Is it recommended to first find the appropriate fixed-effects structure and then the appropriate random-effects structure or the other way round (I have found references for both options...)?

I don't think anyone knows. See previous answer about model selection more generally. If you could define your goals sufficiently clearly (which few people do), the question might be answerable. If you have references for both options, it would be useful to edit your question to include them ... (For what it's worth, this example (already quoted above) uses information criteria to select the random effects part, then eschews selection on the fixed-effect part of the model.

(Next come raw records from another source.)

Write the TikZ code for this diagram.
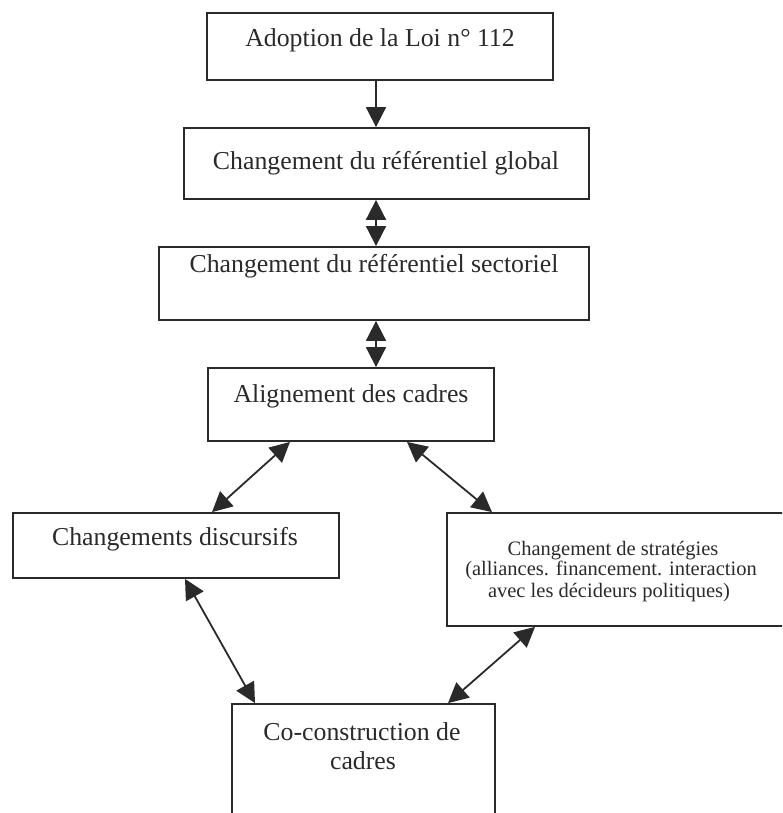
\documentclass[tikz,border=0pt]{standalone}
\usepackage{fontspec}
\setmainfont{Liberation Serif}
\usetikzlibrary{arrows.meta}
\definecolor{ink}{HTML}{2A2A2A}
\tikzset{
  box/.style={draw=ink, line width=1.8pt, rectangle, inner sep=0pt},
  lbl/.style={anchor=base, inner sep=0pt, text=ink, font=\fontsize{25.8}{30}\selectfont},
  small/.style={anchor=base, inner sep=0pt, text=ink, font=\fontsize{20.5}{24}\selectfont},
  conn/.style={draw=ink, line width=1.8pt, -{Triangle[length=20pt,width=20pt]}},
  biconn/.style={draw=ink, line width=1.8pt, {Triangle[length=20pt,width=20pt]}-{Triangle[length=20pt,width=20pt]}}
}
\begin{document}
\begin{tikzpicture}[x=1pt,y=-1pt]
\useasboundingbox (0,0) rectangle (782,813);
\clip (0,0) rectangle (782,813);
% boxes
\node[box, minimum width=346pt, minimum height=67pt] (b1) at (380,46.5) {};
\node[box, minimum width=405pt, minimum height=71pt] (b2) at (386.5,163.5) {};
\node[box, minimum width=430pt, minimum height=73pt] (b3) at (374,283.5) {};
\node[box, minimum width=286pt, minimum height=73pt] (b4) at (351,404.5) {};
\node[box, minimum width=326pt, minimum height=65pt] (b5) at (176,545.5) {};
\node[box, minimum width=343pt, minimum height=113pt] (b6) at (618.5,569.5) {};
\node[box, minimum width=263pt, minimum height=126pt] (b7) at (363.5,767) {};
% texts
\node[lbl] (t1) at (380,47) {Adoption de la Loi n° 112};
\node[lbl] (t2) at (386,170) {Changement du référentiel global};
\node[lbl] (t3) at (374,272) {Changement du référentiel sectoriel};
\node[lbl] (t4) at (351,402) {Alignement des cadres};
\node[lbl] (t5) at (175,545) {Changements discursifs};
\node[small] (t6a) at (613,555) {Changement de stratégies};
\node[small] (t6b) at (611,575) {(alliances. financement. interaction};
\node[small] (t6c) at (609,597) {avec les décideurs politiques)};
\node[lbl] (t7a) at (362,740) {Co-construction de};
\node[lbl] (t7b) at (363,769) {cadres};
% connectors
\draw[conn] ([xshift=-4pt]b1.south) -- ([xshift=-10.5pt]b2.north);
\draw[biconn] ([xshift=-10.5pt]b2.south) -- ([xshift=2pt]b3.north);
\draw[biconn] ([xshift=2pt]b3.south) -- ([xshift=25pt]b4.north);
\draw[biconn] ([xshift=-61pt]b4.south) -- ([xshift=36pt]b5.north);
\draw[biconn] ([xshift=56pt]b4.south) -- ([xshift=-126.5pt]b6.north);
\draw[biconn] ([xshift=9pt]b5.south) -- ([xshift=-108.5pt]b7.north);
\draw[biconn] ([xshift=-83.5pt]b6.south) -- ([xshift=84.5pt]b7.north);
\end{tikzpicture}
\end{document}
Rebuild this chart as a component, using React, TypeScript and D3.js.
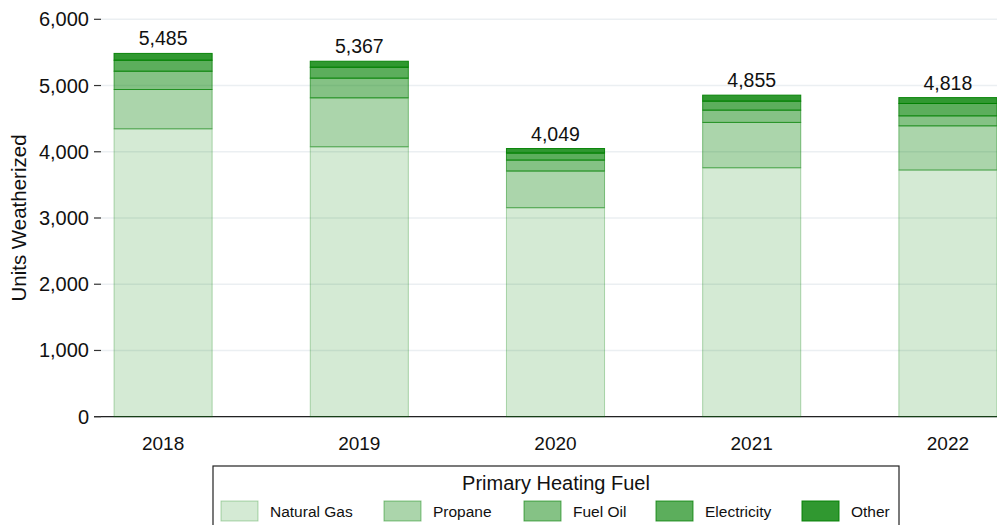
import React from "react";
import * as d3 from "d3";

const years = ["2018", "2019", "2020", "2021", "2022"];
const fuels = ["Natural Gas", "Propane", "Fuel Oil", "Electricity", "Other"];
const naturalGas = [4346, 4075, 3155, 3758, 3724];
const propane = [594, 739, 554, 685, 667];
const fuelOil = [276, 297, 165, 185, 151];
const electricity = [166, 165, 106, 136, 187];
const other = [103, 91, 69, 91, 89];
const yTicks = [0, 1000, 2000, 3000, 4000, 5000, 6000];
const fuelOpacity = [0.17, 0.33, 0.48, 0.64, 0.81];

const W = 997;
const H = 525;
const FONT = "'Liberation Sans', Arial, Helvetica, sans-serif";

export default function App() {
  const series = [naturalGas, propane, fuelOil, electricity, other];
  const rows = years.map((y, i) => {
    const r: any = { year: y };
    fuels.forEach((f, k) => (r[f] = series[k][i]));
    return r;
  });
  const stack = d3.stack<any>().keys(fuels)(rows);
  const totals = years.map((_, i) => series.reduce((s, arr) => s + arr[i], 0));

  const x = d3.scaleBand().domain(years).range([65, 1046]).paddingInner(0.5).paddingOuter(0.25);
  const y = d3.scaleLinear().domain([0, 6000]).range([416.7, 19.3]);
  const fmt = d3.format(",");
  const plotLeft = 101;

  const legendX = [221, 384, 524, 656, 802];

  return (
    <svg width={W} height={H} style={{ position: "absolute", left: 0, top: 0, display: "block", background: "#fff" }} fontFamily={FONT}>
      {yTicks.map((t) => (
        <line key={"g" + t} x1={plotLeft} x2={W} y1={y(t)} y2={y(t)} stroke="#ebeff2" strokeWidth={1.5} />
      ))}
      <line x1={94} x2={W} y1={y(0)} y2={y(0)} stroke="#222" strokeWidth={1.3} />
      {yTicks.map((t) => (
        <g key={"t" + t}>
          <line x1={94} x2={101} y1={y(t)} y2={y(t)} stroke="#333" strokeWidth={1.2} />
          <text x={89} y={y(t)} textAnchor="end" dominantBaseline="central" fontSize={20} fill="#111">
            {fmt(t)}
          </text>
        </g>
      ))}
      <text transform={`translate(26,${(y(0) + y(6000)) / 2}) rotate(-90)`} textAnchor="middle" fontSize={20.5} fill="#111">
        Units Weatherized
      </text>
      {stack.map((layer, k) => (
        <g key={layer.key}>
          {layer.map((d, i) => (
            <rect
              key={i}
              x={x(years[i])!}
              width={x.bandwidth()}
              y={y(d[1])}
              height={y(d[0]) - y(d[1])}
              fill="rgb(0,128,0)"
              fillOpacity={fuelOpacity[k]}
              stroke="rgb(0,128,0)"
              strokeOpacity={Math.min(1, fuelOpacity[k] + 0.12)}
              strokeWidth={1}
            />
          ))}
        </g>
      ))}
      {years.map((yr, i) => (
        <text key={"v" + yr} x={x(yr)! + x.bandwidth() / 2} y={y(totals[i]) - 8} textAnchor="middle" fontSize={19.5} fill="#111">
          {fmt(totals[i])}
        </text>
      ))}
      {years.map((yr) => (
        <text key={"x" + yr} x={x(yr)! + x.bandwidth() / 2} y={450} textAnchor="middle" fontSize={19} fill="#111">
          {yr}
        </text>
      ))}
      <rect x={213} y={466} width={686} height={80} fill="#fff" stroke="#222" strokeWidth={1.2} />
      <text x={556} y={490} textAnchor="middle" fontSize={20} fill="#111">
        Primary Heating Fuel
      </text>
      {fuels.map((f, k) => (
        <g key={"l" + f}>
          <rect x={legendX[k]} y={501} width={37} height={20} fill="rgb(0,128,0)" fillOpacity={fuelOpacity[k]} stroke="rgb(0,128,0)" strokeOpacity={Math.min(1, fuelOpacity[k] + 0.12)} />
          <text x={legendX[k] + 49} y={511} dominantBaseline="central" fontSize={15.5} fill="#111">
            {f}
          </text>
        </g>
      ))}
    </svg>
  );
}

What is the recommended way of reporting results? Reporting the p-value from the log-likelihood ratio test comparing the full mixed-model (with the effect in question) to reduced model (without the effect in question). Or is it better to use log-likelihood ratio test to find the best fitting model and then use lmerTest to report p-values from the effects in the best fitting model?

This is (alas) another difficult question. If you report the marginal effects as reported by lmerTest, you have to worry about marginality (e.g., whether the estimates of the main effects of A and B are meaningful when there is an A-by-B interaction in the model); this is a huge can of worms, but is somewhat mitigated if you use contrasts="sum" as recommend by afex::mixed(). Balanced designs help a little bit too. If you really want to paper over all these cracks, I think I would recommend afex::mixed, which gives you output similar to lmerTest, but tries to deal with these issues.